I still love the winter. I feel invigorated by it. Snow is an essential element for me. But the craving is no longer so painful. At least it hadn’t been until earlier this week.

The second of those very cold winters was four years ago. I had been in Switzerland for several months, winding up the parental home, but was not yet ready to leave this country of my growing. A dear and enduring friend, a fellow hermit, gave me sanctuary. She, along with her dog, two cats and a tortoise, lived on the edge of a small farming village. Her house was a Stöckli, a tiny, three storey wooden house with external steps up to the entrance on the first floor – so that it could be reached even when the snow was deep.

We were comfortable together. She had known me from when I was eight or nine, cut adrift from my moorings, at sea in a foreign country. She recognised me then as a fellow solitude, a being whose heart beat out of time with the rest. An only child, her life criss-crossed countries, too. Her stories, whether about the days doings or the deep past, were vivid, details and emotions remembered, and told always with dry humour: the grandfather, bigger than life itself, training horses at Chantilly; a big lemon car with my friend, always tiny – tinier still when young, lost in the upholstery of the backseat. The fortunes of English family rose and sank – at one time owners of London pubs with Russian names. She told tales of her indomitable mother, and of her small son, so enchanted by trains he would clamber onto them at the village station, trains that reloaded at this small Swiss town and were heading for Moscow.
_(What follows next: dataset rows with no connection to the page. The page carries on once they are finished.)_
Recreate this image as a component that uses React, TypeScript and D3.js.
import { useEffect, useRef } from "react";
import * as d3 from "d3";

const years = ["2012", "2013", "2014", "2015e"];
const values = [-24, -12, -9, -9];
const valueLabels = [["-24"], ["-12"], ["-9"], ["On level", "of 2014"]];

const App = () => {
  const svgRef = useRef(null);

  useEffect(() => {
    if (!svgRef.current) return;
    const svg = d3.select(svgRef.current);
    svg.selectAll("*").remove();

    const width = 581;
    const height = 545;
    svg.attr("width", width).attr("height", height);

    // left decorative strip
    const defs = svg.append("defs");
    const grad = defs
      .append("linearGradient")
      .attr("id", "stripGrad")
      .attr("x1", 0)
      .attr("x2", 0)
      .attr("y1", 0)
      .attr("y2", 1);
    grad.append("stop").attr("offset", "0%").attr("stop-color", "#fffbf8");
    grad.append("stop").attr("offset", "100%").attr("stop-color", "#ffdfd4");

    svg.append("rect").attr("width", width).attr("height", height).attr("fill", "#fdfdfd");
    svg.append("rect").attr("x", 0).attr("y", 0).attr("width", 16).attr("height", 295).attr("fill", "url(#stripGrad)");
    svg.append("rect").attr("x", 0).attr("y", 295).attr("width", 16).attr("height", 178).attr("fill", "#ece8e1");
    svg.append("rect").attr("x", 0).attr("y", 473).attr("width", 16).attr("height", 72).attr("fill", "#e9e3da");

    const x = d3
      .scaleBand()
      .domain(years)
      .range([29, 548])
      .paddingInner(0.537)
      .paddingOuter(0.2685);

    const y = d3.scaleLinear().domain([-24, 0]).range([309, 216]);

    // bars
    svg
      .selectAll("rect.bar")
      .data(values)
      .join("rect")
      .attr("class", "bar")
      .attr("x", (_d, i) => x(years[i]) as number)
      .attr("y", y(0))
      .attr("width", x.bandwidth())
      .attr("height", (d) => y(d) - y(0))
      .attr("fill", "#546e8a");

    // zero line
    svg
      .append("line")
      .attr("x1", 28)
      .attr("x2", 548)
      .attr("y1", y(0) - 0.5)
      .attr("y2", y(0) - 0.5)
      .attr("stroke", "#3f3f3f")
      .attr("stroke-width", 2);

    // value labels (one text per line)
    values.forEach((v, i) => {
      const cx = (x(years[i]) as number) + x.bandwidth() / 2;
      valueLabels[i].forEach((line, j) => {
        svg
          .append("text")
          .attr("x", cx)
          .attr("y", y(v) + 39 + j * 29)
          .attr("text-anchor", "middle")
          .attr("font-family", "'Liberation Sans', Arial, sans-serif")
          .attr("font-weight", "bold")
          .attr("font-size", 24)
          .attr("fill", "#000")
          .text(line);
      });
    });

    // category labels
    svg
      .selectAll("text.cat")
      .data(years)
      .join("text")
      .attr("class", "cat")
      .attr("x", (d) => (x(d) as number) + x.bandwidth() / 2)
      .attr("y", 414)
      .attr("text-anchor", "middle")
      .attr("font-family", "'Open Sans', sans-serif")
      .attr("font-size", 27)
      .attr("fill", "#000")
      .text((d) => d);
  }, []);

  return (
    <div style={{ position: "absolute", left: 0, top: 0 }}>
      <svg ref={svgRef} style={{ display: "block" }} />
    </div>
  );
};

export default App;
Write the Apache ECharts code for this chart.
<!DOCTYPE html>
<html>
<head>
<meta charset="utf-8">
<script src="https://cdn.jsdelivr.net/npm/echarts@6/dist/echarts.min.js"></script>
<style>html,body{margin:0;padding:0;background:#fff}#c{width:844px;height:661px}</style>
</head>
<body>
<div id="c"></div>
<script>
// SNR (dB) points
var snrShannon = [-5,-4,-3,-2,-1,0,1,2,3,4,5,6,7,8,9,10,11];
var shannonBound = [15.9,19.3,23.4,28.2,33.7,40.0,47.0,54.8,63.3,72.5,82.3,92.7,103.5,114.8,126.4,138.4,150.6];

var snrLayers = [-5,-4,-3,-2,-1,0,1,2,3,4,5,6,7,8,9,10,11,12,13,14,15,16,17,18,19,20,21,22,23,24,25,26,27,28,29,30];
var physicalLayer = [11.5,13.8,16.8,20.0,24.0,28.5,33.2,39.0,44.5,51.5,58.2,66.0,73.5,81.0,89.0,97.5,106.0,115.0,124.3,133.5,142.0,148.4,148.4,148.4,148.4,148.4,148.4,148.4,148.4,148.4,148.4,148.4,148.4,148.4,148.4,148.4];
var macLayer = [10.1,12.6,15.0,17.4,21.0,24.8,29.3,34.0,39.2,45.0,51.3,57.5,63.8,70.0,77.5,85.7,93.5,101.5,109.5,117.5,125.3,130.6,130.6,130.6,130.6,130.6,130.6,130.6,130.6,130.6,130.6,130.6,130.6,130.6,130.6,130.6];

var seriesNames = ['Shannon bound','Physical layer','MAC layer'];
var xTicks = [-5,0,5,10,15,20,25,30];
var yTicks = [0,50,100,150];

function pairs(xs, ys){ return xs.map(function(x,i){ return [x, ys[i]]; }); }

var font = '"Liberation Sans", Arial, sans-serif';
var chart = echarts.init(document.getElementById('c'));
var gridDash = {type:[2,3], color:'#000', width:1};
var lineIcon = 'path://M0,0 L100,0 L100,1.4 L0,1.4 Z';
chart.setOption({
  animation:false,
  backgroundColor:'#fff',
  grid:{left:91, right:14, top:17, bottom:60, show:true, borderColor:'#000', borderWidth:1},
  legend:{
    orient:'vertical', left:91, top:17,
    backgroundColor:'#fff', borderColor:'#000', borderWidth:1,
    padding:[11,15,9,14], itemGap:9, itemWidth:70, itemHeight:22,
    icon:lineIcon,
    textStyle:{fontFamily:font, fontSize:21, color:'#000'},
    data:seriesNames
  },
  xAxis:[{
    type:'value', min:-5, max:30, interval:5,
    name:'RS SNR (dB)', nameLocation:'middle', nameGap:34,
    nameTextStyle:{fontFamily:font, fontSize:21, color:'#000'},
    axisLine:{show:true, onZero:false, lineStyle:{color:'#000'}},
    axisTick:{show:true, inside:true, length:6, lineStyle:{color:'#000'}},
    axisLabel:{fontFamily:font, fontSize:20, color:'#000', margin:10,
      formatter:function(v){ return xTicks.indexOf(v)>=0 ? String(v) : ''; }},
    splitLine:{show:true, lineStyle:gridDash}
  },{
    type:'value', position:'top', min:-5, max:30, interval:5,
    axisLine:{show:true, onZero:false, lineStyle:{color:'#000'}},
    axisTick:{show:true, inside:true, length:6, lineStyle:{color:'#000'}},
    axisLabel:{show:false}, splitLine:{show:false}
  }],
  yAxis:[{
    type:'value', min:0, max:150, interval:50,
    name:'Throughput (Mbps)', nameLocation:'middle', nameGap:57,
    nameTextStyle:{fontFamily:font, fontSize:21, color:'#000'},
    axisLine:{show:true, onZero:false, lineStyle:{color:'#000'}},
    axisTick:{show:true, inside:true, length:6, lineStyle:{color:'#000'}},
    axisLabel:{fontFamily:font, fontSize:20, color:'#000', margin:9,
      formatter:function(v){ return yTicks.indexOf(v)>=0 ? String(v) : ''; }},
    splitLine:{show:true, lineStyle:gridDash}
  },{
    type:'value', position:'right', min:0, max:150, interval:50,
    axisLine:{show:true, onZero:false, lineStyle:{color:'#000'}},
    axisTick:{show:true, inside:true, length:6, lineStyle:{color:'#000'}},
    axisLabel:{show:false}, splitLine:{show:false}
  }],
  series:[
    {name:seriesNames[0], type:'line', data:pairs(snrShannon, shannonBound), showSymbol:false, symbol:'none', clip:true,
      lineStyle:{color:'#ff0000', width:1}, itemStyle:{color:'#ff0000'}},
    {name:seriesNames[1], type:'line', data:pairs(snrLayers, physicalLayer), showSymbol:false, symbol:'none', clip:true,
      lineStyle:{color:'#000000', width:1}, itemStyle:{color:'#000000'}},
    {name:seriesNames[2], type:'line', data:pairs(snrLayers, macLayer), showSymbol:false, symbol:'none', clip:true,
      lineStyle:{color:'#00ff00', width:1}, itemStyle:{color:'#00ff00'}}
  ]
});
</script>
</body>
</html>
That winter we entered a daily rhythm. We breakfasted together, each with our preferred pot of tea. Then I struck out into the morning dark, crossing snowy fields, striding through beech and pine woods and across the railway tracks to catch a train into Berne. I’d spend the day burrowing through archives, pausing briefly for lunch in the canteen.

I had found a pile of coupons in a desk drawer whilst clearing out the parental home. Some were still valid. These I cashed in for punnets of gourmet soups which I brought back to the Stöckli each night. And so in one fell swoop we managed to avoid money and cooking, those pitfalls of mutual obligation, and thanked my dear late Papa for his hoarding.

I heard at the beginning of this week that my friend had died and I could feel myself longing for that intense cold again. This morning, on my walk, I looked up at our local mountain. It was coated with thick snow. So deep and only May. More snow than I have seen on Mount Wellington for years.